TASK STATEMENT
Reproduce every line of the listing as written, apart from the pictures.

*****

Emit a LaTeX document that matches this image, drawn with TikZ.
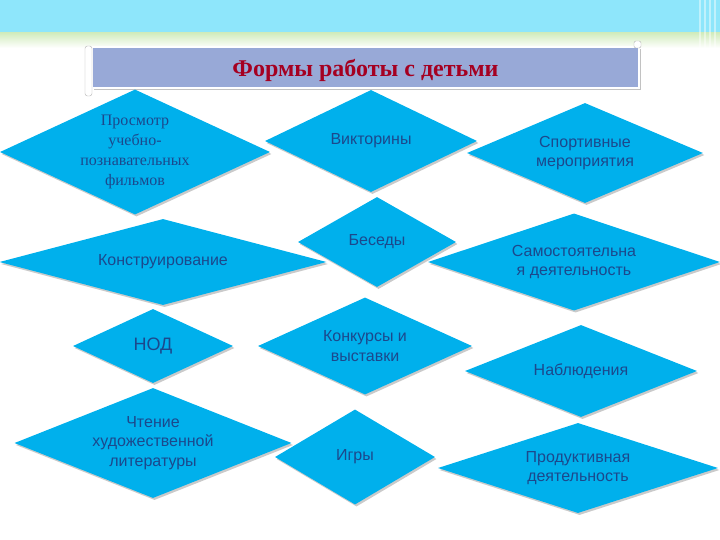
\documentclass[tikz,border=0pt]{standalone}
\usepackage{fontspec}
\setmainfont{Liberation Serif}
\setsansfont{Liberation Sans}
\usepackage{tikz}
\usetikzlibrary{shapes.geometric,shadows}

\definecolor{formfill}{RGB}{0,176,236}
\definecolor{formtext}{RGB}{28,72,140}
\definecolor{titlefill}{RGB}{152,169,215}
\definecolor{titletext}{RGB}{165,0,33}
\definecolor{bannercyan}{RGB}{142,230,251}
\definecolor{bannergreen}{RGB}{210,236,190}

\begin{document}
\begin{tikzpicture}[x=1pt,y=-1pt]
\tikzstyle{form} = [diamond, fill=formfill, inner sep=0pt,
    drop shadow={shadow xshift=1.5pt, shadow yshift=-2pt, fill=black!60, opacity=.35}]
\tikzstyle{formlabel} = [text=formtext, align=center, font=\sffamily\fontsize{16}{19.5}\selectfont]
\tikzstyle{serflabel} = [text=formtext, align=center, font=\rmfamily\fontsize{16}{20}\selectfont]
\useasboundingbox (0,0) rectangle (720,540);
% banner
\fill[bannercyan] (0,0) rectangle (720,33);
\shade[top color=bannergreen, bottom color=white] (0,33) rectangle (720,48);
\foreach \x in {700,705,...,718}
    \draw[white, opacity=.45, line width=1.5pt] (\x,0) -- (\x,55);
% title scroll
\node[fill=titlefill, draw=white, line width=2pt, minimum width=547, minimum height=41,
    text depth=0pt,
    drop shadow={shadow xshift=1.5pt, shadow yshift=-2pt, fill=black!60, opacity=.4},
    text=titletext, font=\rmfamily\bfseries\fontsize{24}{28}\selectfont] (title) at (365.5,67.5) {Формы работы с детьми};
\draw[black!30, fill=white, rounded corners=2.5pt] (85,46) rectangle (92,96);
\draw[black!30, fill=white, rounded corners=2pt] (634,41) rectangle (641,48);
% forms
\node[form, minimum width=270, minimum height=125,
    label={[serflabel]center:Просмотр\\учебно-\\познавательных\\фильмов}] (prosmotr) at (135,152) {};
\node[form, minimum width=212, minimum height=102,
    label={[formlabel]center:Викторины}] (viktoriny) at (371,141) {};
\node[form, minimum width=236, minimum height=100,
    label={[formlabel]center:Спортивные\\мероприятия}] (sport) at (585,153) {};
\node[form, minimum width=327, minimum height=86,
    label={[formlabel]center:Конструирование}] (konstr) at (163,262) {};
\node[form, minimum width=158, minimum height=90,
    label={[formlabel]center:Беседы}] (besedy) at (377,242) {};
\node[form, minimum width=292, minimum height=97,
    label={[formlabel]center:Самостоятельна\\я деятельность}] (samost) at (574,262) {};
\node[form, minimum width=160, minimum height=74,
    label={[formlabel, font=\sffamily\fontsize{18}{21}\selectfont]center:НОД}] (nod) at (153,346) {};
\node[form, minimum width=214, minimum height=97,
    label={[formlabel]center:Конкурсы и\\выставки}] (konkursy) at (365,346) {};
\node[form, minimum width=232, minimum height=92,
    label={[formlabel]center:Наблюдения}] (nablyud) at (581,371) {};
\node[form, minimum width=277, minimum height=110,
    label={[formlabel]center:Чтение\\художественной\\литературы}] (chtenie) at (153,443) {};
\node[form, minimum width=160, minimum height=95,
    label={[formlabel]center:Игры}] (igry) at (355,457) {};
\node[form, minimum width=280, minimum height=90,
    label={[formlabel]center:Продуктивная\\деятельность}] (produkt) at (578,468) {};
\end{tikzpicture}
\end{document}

*****

PROBLEM SOLUTION
Emit a LaTeX document that matches this image, drawn with TikZ.
\documentclass[tikz,border=0pt]{standalone}
\usepackage{fontspec}
\setmainfont{Liberation Serif}
\setsansfont{Liberation Sans}
\usepackage{tikz}
\usetikzlibrary{shapes.geometric,shadows}

\definecolor{formfill}{RGB}{0,176,236}
\definecolor{formtext}{RGB}{28,72,140}
\definecolor{titlefill}{RGB}{152,169,215}
\definecolor{titletext}{RGB}{165,0,33}
\definecolor{bannercyan}{RGB}{142,230,251}
\definecolor{bannergreen}{RGB}{210,236,190}

\begin{document}
\begin{tikzpicture}[x=1pt,y=-1pt]
\tikzstyle{form} = [diamond, fill=formfill, inner sep=0pt,
    drop shadow={shadow xshift=1.5pt, shadow yshift=-2pt, fill=black!60, opacity=.35}]
\tikzstyle{formlabel} = [text=formtext, align=center, font=\sffamily\fontsize{16}{19.5}\selectfont]
\tikzstyle{serflabel} = [text=formtext, align=center, font=\rmfamily\fontsize{16}{20}\selectfont]
\useasboundingbox (0,0) rectangle (720,540);
% banner
\fill[bannercyan] (0,0) rectangle (720,33);
\shade[top color=bannergreen, bottom color=white] (0,33) rectangle (720,48);
\foreach \x in {700,705,...,718}
    \draw[white, opacity=.45, line width=1.5pt] (\x,0) -- (\x,55);
% title scroll
\node[fill=titlefill, draw=white, line width=2pt, minimum width=547, minimum height=41,
    text depth=0pt,
    drop shadow={shadow xshift=1.5pt, shadow yshift=-2pt, fill=black!60, opacity=.4},
    text=titletext, font=\rmfamily\bfseries\fontsize{24}{28}\selectfont] (title) at (365.5,67.5) {Формы работы с детьми};
\draw[black!30, fill=white, rounded corners=2.5pt] (85,46) rectangle (92,96);
\draw[black!30, fill=white, rounded corners=2pt] (634,41) rectangle (641,48);
% forms
\node[form, minimum width=270, minimum height=125,
    label={[serflabel]center:Просмотр\\учебно-\\познавательных\\фильмов}] (prosmotr) at (135,152) {};
\node[form, minimum width=212, minimum height=102,
    label={[formlabel]center:Викторины}] (viktoriny) at (371,141) {};
\node[form, minimum width=236, minimum height=100,
    label={[formlabel]center:Спортивные\\мероприятия}] (sport) at (585,153) {};
\node[form, minimum width=327, minimum height=86,
    label={[formlabel]center:Конструирование}] (konstr) at (163,262) {};
\node[form, minimum width=158, minimum height=90,
    label={[formlabel]center:Беседы}] (besedy) at (377,242) {};
\node[form, minimum width=292, minimum height=97,
    label={[formlabel]center:Самостоятельна\\я деятельность}] (samost) at (574,262) {};
\node[form, minimum width=160, minimum height=74,
    label={[formlabel, font=\sffamily\fontsize{18}{21}\selectfont]center:НОД}] (nod) at (153,346) {};
\node[form, minimum width=214, minimum height=97,
    label={[formlabel]center:Конкурсы и\\выставки}] (konkursy) at (365,346) {};
\node[form, minimum width=232, minimum height=92,
    label={[formlabel]center:Наблюдения}] (nablyud) at (581,371) {};
\node[form, minimum width=277, minimum height=110,
    label={[formlabel]center:Чтение\\художественной\\литературы}] (chtenie) at (153,443) {};
\node[form, minimum width=160, minimum height=95,
    label={[formlabel]center:Игры}] (igry) at (355,457) {};
\node[form, minimum width=280, minimum height=90,
    label={[formlabel]center:Продуктивная\\деятельность}] (produkt) at (578,468) {};
\end{tikzpicture}
\end{document}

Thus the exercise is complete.